I'd prefer journalists would not write technical explanations, not even those working for the BEEB. And if they do, could they *please* link it to the research paper itself ?

E.g. A laser pulse having a

spread of colours within it

is disturbing to read, as a laser produces monochromatic light (*one* wavelength, one color).

Reading between the lines what they seem to be building is transitions from the electronic domain to the optical domain that can sustain faster rates. BUT I might have well missed the ball in the smokescreen called journalism.

As I said elsewhere here BEEB tech journalists .. [webmasterworld.com] 'kin easy gig IMO ..they know other browsers than IE exist ..donc they are geeks ..= tech = house nerd .. = they get the gig ..:(( ..and still need the sysops dog to change the batteries in their mice or make their wi-fi work ..

If a laser is switched on and off fast enough (getting close to the frequency of the emitted light) then, mathematically, a spectrum of light might exist rather than a single frequency (I say "might exist" since I'm talking wave theory rather than quantum theory - I'm uncertain which applies!).

Essentially, it's the same as modulating a carrier wave to create radio broadcasts - whether amplitude modulation or frequency modulation is used, the actual transmitted signal occupies a frequency range that straddles the carrier frequency.

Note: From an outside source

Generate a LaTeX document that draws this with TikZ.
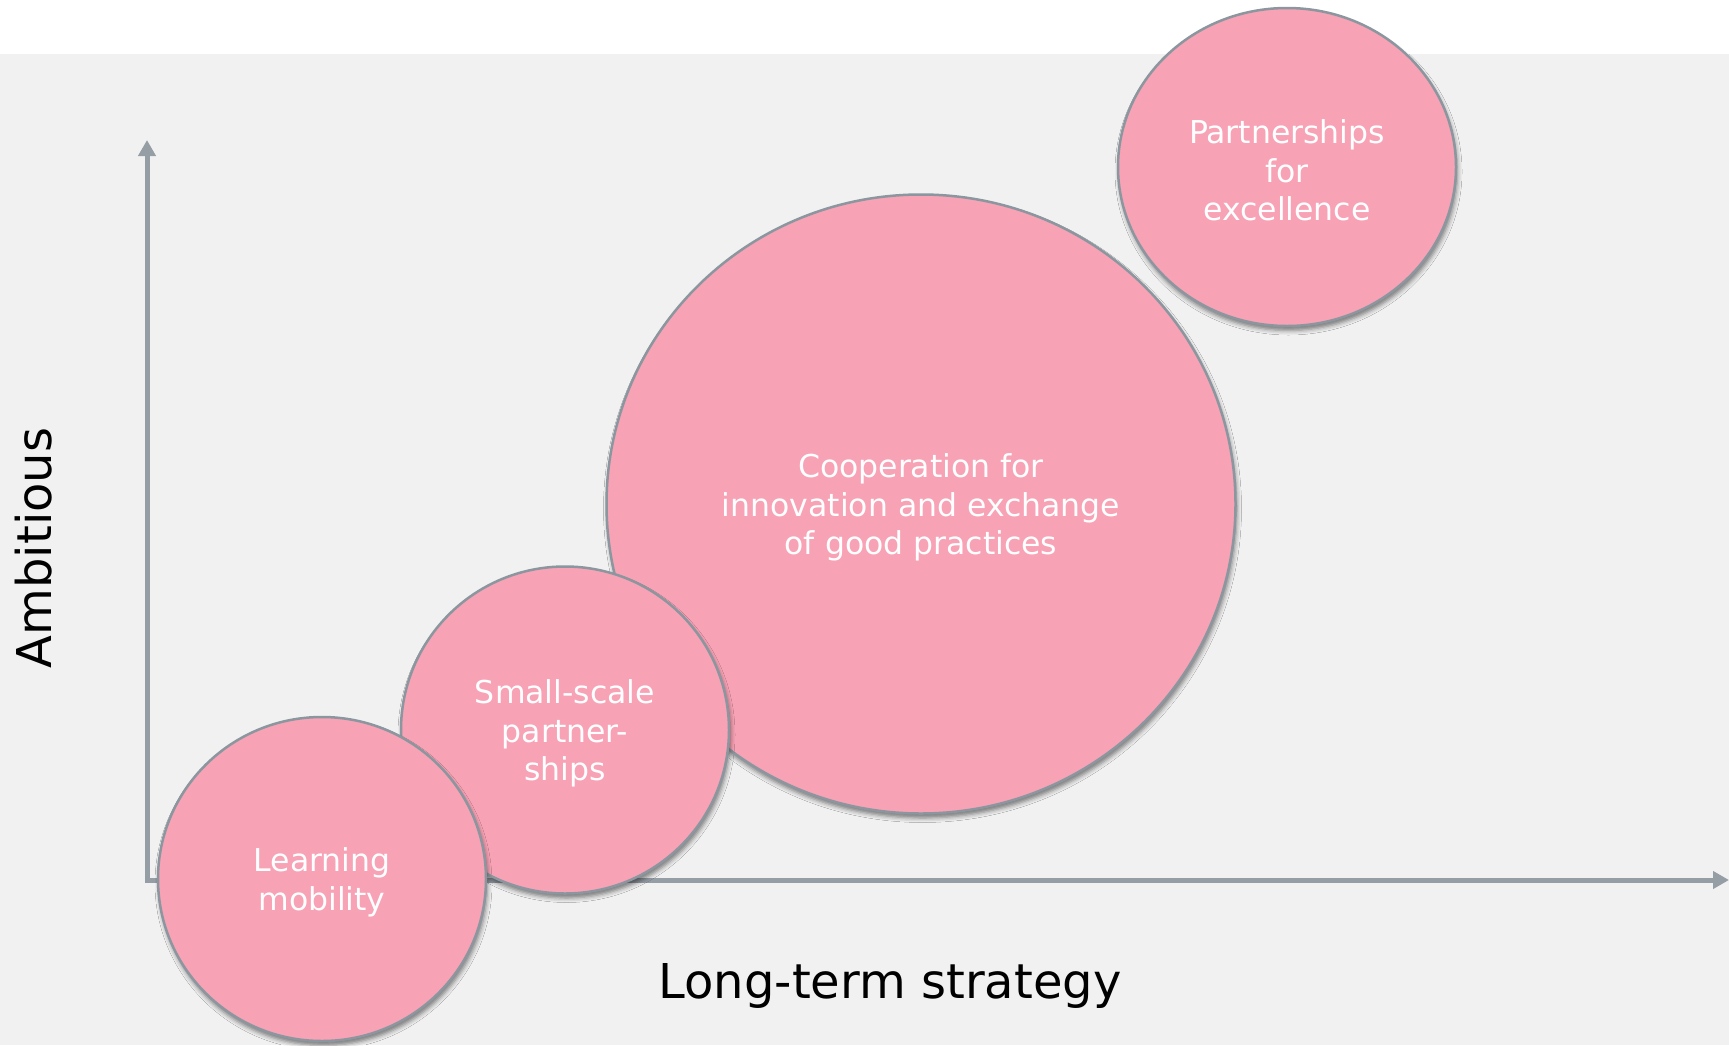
\documentclass[tikz,border=0pt]{standalone}
\usepackage{fontspec}
\setmainfont{DejaVu Sans}
\usetikzlibrary{shapes.geometric, arrows.meta, shadows.blur}
\definecolor{bubblepink}{HTML}{F7A2B5}
\definecolor{bubbleedge}{HTML}{8B969E}
\definecolor{axisgray}{HTML}{959DA5}
\definecolor{panelgray}{HTML}{F1F1F1}
\tikzset{
	bubble/.style={ellipse, draw=bubbleedge, line width=2.5pt, fill=bubblepink, inner sep=0pt,
		blur shadow={shadow xshift=1.5pt, shadow yshift=-4.5pt, shadow blur radius=4.5pt, shadow opacity=50}},
	bubbletext/.style={text=white, align=center, font=\fontsize{31.5}{38.6}\selectfont, yshift=-3.3pt},
	axisline/.style={axisgray, line width=5pt, {Triangle[length=16pt, width=17pt]}-{Triangle[length=16pt, width=17pt]}},
	axislabel/.style={font=\fontsize{48}{58}\selectfont, anchor=base}
}

\begin{document}
\begin{tikzpicture}[x=1pt, y=-1pt]
		\useasboundingbox (0,0) rectangle (1729,1045);
		\fill[panelgray] (0,54) rectangle (1729,1045);
		\coordinate (origin) at (147,880);
		\coordinate (ytip) at (147,140);
		\coordinate (xtip) at (1729,880);
		\draw[axisline] (ytip) -- (origin) -- (xtip);
		\node[bubble, minimum width=629pt, minimum height=619pt, label={[bubbletext]center:Cooperation for\\innovation and exchange\\of good practices}] (coop) at (921,504) {};
		\node[bubble, minimum width=338pt, minimum height=318pt, label={[bubbletext]center:Partnerships\\for\\excellence}] (excel) at (1287,167) {};
		\node[bubble, minimum width=328pt, minimum height=327pt, label={[bubbletext]center:Small-scale\\partner-\\ships}] (small) at (565,730) {};
		\node[bubble, minimum width=328pt, minimum height=324pt, label={[bubbletext]center:Learning\\mobility}] (mobility) at (322,879) {};
		\node[axislabel] (xlabel) at (890,998) {Long-term strategy};
		\node[axislabel, rotate=90] (ylabel) at (51,548) {Ambitious};
	\end{tikzpicture}
\end{document}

As for the rest of the article, I may read it again, but it certainly baffled me the first time.

Kaled.

If a laser is switched on and off fast enough (getting close to the frequency of the emitted light)

Switching on/off near the frequency of light ? You're taking of switching in the 600 THz range (Terra Hertz) ...

Still, I'm pretty sure you need to think in the quantum domain no matter what when it comes to lasers. This due to the way the photons of laser light are created (simplified: a decay of an electron between two quantum energy levels) and their specific characteristics.

For an infrared laser (about 300 THz) switching the laser at 30 THz might spread the light across the range 270-330 THz. However, switching at 30 THz is still mighty fast!

Kaled.

My analysis was not entirely correct - if wave theory applies rather than quantum theory, then spectrum spreading would also depend on the sharpness of the on-off transitions (and would be greater than I suggested).

Kaled.